## EXTRACTED MATERIAL
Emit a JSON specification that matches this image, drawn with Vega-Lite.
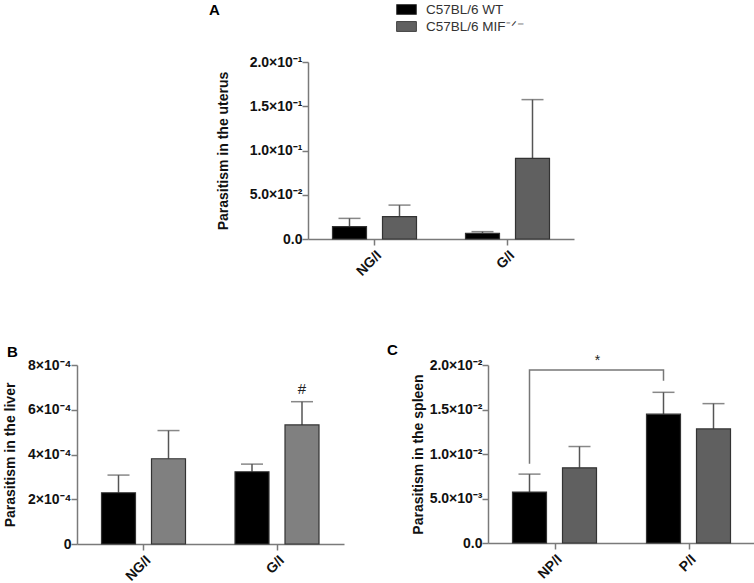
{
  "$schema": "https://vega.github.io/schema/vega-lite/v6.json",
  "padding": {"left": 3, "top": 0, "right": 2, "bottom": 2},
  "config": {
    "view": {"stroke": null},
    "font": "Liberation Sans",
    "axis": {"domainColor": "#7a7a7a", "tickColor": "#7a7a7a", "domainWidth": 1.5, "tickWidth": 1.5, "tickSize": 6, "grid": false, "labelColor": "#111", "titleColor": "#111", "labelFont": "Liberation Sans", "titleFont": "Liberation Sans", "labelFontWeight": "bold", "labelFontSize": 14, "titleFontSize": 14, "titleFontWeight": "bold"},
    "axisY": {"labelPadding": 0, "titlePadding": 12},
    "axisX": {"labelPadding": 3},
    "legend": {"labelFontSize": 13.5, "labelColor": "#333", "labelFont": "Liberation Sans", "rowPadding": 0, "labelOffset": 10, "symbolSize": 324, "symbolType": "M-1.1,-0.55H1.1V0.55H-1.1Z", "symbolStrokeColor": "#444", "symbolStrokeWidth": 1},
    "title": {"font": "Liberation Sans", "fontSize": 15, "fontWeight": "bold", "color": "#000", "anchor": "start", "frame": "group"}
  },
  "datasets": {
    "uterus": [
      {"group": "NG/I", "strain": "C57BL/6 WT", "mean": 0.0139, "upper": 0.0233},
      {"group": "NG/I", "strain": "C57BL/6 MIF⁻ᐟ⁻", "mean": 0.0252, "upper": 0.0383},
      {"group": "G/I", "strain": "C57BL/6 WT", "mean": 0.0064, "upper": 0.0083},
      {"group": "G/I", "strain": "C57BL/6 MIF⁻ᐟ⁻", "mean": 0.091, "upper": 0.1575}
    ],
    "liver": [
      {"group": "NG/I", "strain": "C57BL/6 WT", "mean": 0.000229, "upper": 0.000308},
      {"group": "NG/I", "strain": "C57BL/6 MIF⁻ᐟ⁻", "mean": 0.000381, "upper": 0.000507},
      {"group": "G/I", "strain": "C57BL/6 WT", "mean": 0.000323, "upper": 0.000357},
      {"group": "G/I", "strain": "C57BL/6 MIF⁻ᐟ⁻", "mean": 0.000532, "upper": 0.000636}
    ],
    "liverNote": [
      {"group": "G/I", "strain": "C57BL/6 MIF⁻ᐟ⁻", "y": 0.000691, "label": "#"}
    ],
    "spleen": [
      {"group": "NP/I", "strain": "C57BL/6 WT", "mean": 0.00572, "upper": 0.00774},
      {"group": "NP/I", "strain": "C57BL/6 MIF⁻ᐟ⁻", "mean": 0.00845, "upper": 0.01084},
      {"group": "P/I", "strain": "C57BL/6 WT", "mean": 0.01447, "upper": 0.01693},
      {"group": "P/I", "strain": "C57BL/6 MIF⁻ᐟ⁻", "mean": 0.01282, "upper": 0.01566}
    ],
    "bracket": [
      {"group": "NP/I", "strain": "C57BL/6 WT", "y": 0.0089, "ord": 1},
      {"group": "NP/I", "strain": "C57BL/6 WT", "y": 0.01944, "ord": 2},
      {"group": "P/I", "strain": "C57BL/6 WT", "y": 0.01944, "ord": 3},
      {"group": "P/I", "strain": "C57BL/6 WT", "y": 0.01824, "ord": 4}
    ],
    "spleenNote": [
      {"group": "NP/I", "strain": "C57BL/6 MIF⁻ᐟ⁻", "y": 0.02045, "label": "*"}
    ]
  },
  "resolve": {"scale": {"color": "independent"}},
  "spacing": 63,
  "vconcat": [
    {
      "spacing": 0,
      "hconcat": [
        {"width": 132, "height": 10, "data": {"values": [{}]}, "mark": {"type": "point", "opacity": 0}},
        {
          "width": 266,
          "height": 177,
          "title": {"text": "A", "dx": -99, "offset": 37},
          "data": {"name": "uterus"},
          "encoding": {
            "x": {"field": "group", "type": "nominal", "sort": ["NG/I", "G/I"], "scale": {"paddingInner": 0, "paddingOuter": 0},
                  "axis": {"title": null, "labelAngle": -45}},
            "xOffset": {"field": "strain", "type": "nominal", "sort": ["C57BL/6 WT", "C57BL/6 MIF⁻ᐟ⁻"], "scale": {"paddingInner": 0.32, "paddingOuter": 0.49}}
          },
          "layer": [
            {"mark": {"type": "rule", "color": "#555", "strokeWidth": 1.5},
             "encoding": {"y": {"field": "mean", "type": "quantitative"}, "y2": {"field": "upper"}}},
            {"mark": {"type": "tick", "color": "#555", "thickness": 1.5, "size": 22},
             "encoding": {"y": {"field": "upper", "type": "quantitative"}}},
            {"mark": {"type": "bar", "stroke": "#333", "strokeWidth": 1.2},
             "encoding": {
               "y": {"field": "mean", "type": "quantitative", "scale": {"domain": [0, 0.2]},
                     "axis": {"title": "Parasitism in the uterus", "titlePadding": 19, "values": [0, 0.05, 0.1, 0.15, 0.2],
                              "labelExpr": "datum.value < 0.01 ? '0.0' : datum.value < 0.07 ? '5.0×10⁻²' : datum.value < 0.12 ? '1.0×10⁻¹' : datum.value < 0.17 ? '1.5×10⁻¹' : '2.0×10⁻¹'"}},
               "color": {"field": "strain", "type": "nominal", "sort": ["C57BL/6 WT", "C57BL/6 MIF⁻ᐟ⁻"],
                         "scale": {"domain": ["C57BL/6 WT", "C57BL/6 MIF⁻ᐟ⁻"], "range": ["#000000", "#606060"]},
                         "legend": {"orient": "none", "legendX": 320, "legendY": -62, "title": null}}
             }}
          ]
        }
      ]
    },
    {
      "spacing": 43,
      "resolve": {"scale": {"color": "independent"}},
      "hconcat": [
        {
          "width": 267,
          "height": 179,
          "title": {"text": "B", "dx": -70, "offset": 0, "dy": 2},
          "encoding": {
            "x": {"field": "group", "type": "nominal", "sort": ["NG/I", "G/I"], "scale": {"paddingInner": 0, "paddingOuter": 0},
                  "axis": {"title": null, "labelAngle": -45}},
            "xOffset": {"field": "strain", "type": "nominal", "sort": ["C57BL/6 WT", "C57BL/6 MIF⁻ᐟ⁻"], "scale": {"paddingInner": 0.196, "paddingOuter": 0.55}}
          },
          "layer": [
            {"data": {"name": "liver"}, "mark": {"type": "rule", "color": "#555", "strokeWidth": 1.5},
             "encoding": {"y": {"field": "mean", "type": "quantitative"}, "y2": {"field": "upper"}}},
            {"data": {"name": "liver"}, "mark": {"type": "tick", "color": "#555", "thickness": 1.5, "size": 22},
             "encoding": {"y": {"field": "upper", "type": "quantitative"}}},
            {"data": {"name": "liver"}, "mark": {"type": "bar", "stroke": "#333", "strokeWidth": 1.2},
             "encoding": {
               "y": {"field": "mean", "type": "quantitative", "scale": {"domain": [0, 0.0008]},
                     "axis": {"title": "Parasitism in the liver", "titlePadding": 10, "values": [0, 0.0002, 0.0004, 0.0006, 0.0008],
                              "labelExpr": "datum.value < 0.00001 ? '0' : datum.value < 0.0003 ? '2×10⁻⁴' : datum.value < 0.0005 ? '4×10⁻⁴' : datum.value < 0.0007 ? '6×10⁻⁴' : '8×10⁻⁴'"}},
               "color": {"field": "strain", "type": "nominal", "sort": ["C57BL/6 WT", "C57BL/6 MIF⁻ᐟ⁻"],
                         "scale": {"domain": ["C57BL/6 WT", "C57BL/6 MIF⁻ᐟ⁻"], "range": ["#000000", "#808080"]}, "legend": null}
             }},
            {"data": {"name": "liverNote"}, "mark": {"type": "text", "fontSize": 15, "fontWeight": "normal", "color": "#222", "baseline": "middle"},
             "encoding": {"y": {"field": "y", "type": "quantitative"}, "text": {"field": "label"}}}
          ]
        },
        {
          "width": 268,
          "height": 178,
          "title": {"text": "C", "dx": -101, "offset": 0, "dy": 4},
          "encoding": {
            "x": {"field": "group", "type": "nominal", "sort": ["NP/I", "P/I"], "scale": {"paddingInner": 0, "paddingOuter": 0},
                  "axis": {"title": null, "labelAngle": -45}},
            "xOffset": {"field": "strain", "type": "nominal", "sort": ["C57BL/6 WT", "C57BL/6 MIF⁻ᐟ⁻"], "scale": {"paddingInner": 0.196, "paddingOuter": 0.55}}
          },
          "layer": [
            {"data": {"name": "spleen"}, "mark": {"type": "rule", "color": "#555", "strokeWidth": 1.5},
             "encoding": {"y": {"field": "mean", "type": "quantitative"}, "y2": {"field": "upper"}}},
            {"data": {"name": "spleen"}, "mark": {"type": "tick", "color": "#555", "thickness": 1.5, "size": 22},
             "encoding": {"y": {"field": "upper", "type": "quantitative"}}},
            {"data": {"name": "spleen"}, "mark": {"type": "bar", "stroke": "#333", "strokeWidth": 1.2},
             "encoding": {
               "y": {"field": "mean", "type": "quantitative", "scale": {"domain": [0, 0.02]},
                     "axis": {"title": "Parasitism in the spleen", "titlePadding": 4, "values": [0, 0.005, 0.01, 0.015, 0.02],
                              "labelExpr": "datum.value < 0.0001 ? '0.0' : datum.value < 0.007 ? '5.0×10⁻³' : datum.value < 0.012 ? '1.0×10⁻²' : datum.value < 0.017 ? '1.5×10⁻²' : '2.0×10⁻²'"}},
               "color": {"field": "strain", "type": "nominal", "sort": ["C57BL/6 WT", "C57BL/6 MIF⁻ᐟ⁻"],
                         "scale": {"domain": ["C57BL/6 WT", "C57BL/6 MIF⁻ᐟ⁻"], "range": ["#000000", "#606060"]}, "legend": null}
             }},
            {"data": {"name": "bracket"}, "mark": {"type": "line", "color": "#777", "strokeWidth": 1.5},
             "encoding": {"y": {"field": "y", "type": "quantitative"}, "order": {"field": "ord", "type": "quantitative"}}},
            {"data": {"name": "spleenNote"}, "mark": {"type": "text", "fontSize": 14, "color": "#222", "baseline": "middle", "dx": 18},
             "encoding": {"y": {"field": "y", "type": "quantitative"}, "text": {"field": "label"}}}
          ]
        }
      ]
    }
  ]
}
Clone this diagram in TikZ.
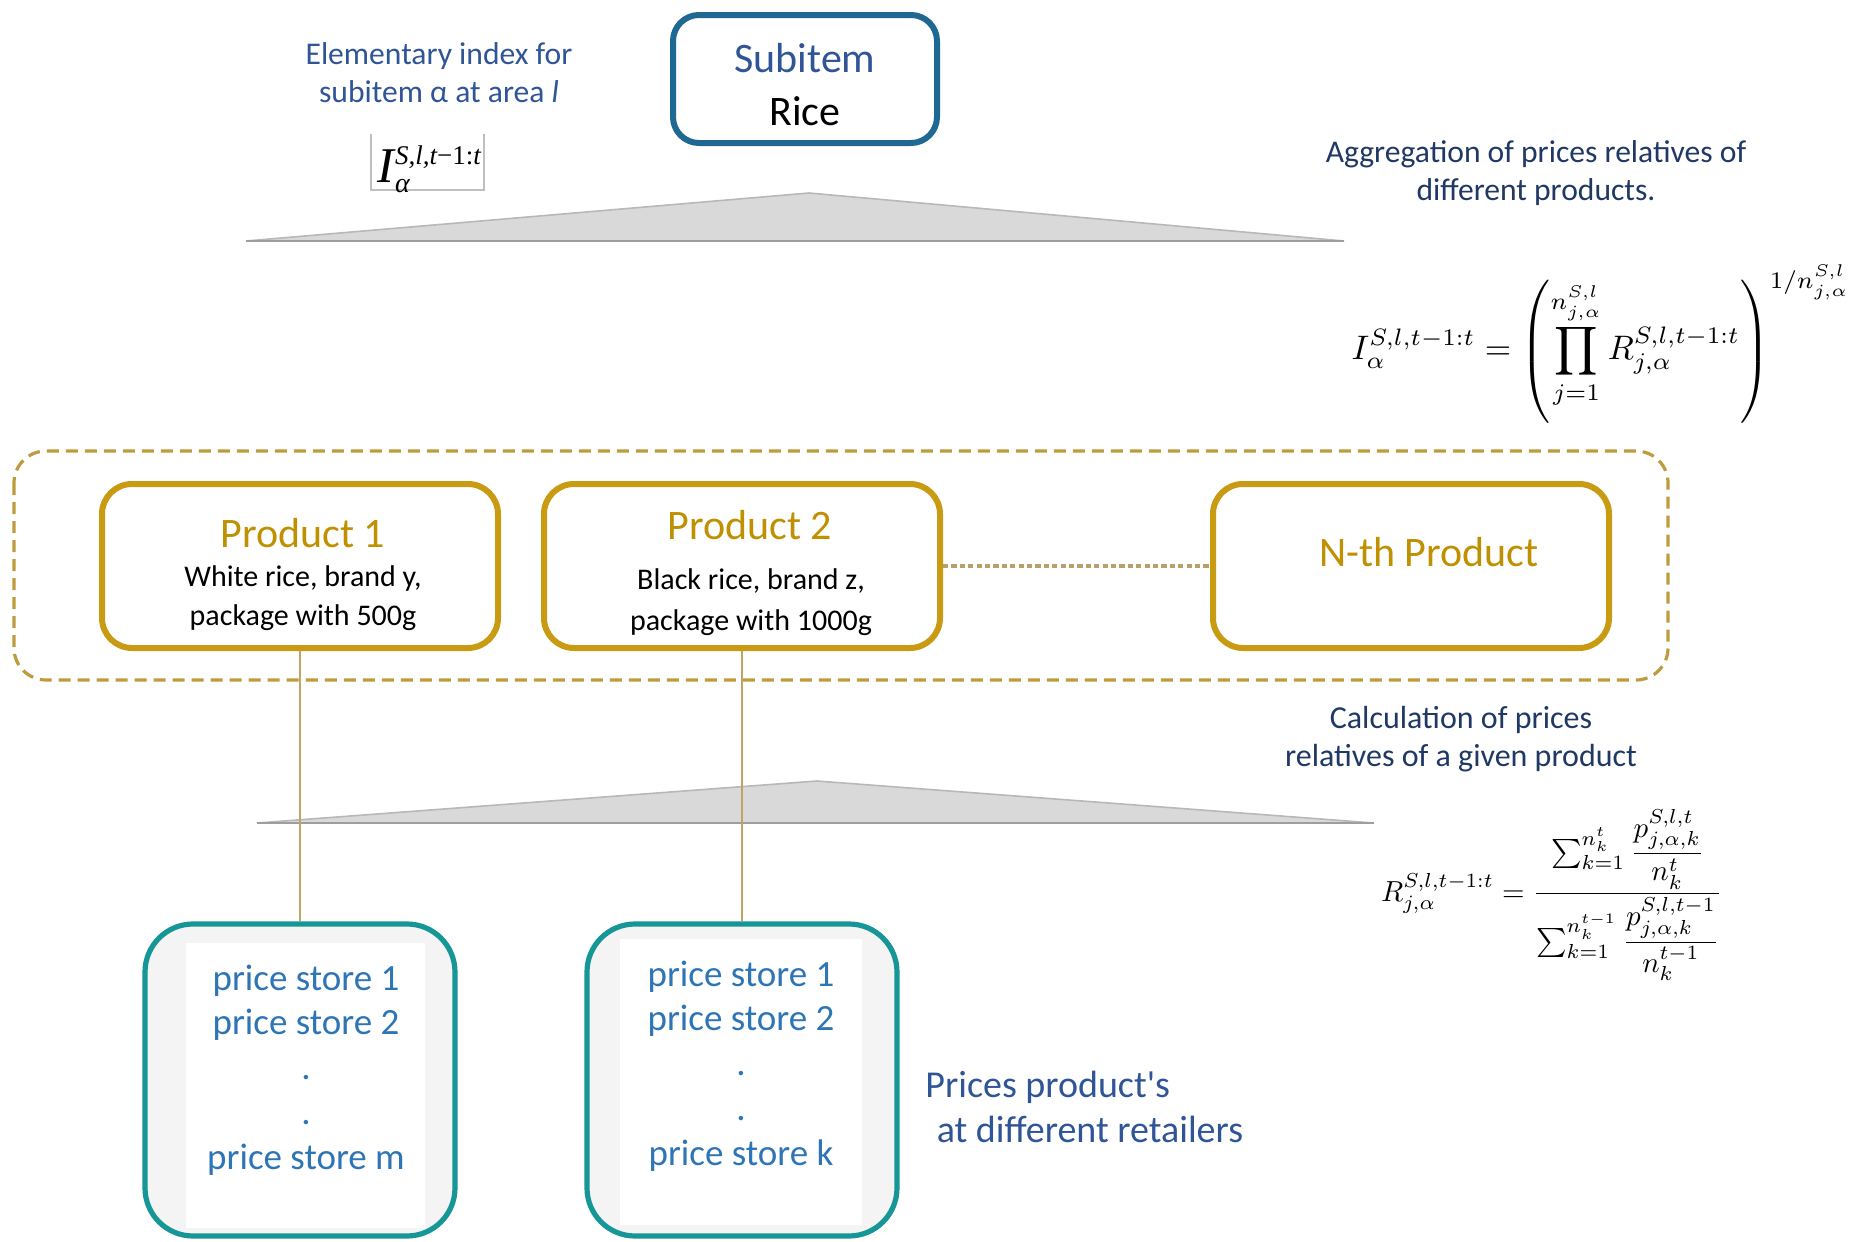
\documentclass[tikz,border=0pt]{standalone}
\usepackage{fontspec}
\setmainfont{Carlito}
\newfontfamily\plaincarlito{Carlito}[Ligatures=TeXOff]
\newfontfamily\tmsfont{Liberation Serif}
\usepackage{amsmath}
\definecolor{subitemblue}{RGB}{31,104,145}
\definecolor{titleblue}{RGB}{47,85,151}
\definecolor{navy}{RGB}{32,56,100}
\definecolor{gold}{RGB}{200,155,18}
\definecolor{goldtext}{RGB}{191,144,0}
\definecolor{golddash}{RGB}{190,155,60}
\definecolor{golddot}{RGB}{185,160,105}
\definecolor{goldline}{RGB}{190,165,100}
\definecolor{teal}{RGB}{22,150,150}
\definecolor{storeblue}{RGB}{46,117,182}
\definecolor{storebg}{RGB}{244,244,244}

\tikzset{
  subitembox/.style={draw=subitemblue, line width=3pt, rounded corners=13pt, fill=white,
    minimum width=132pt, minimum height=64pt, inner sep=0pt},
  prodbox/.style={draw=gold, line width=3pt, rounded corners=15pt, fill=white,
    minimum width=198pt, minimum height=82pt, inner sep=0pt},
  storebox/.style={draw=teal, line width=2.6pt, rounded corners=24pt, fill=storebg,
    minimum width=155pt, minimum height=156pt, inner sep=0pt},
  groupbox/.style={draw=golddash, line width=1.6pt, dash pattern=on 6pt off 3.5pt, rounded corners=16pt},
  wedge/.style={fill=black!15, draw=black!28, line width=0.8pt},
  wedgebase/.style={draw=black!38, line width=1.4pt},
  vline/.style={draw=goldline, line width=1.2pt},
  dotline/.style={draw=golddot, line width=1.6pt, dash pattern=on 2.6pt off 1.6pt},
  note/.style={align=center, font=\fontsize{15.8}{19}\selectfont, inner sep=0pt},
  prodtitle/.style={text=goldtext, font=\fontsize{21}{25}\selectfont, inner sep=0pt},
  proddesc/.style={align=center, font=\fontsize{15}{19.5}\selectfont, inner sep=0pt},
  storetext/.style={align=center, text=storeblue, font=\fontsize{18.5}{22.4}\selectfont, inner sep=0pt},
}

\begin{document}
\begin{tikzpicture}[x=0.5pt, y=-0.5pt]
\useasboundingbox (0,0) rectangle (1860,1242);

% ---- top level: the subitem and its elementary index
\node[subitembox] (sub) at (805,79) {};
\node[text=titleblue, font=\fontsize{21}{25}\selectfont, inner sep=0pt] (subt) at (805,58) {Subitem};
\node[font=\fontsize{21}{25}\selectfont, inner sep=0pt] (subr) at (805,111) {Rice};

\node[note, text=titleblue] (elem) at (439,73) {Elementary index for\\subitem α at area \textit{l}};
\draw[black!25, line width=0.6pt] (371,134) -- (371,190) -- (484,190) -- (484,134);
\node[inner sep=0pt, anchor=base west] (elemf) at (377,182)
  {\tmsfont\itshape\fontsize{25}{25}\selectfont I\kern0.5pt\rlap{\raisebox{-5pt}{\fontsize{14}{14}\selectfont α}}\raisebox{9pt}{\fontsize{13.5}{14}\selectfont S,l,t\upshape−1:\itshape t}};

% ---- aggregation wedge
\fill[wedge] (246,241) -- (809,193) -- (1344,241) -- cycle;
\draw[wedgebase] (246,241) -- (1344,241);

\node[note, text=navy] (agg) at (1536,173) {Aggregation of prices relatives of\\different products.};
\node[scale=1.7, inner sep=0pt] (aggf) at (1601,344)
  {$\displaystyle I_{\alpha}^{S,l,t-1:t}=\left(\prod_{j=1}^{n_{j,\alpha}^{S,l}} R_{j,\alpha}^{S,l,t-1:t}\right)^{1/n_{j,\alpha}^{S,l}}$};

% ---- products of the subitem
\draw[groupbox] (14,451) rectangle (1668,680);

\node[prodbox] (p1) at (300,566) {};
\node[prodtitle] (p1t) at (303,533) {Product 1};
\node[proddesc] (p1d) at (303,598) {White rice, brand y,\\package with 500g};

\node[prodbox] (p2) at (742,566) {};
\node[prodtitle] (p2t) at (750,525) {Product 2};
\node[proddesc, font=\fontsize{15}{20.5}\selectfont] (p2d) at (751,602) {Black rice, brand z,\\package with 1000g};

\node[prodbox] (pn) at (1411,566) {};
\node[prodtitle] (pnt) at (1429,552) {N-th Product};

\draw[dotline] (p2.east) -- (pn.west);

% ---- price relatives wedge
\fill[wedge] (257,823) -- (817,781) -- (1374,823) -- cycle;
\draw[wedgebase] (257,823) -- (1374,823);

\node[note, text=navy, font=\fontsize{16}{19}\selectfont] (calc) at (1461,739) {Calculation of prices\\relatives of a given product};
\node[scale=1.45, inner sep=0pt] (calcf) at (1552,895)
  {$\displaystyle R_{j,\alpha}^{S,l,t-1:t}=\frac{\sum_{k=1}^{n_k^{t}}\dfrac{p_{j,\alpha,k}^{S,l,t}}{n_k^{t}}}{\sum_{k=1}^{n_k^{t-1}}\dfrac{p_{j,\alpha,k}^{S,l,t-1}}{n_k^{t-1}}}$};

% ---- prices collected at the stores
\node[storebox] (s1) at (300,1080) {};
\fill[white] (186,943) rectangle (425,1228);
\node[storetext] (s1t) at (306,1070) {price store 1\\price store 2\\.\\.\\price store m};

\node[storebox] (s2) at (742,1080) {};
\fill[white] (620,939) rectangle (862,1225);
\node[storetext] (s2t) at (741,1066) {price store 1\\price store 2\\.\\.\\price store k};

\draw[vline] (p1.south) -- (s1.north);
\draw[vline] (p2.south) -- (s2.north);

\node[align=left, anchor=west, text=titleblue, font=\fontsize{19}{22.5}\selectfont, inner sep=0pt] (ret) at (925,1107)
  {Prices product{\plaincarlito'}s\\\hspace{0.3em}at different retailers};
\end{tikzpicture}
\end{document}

## INSTRUCTIONS TO FOLLOW
Pick out the lines that contain "this" and copy them.

## TASK SOLUTION
Emit a JSON specification that matches this image, drawn with Vega-Lite.
Clone this diagram in TikZ.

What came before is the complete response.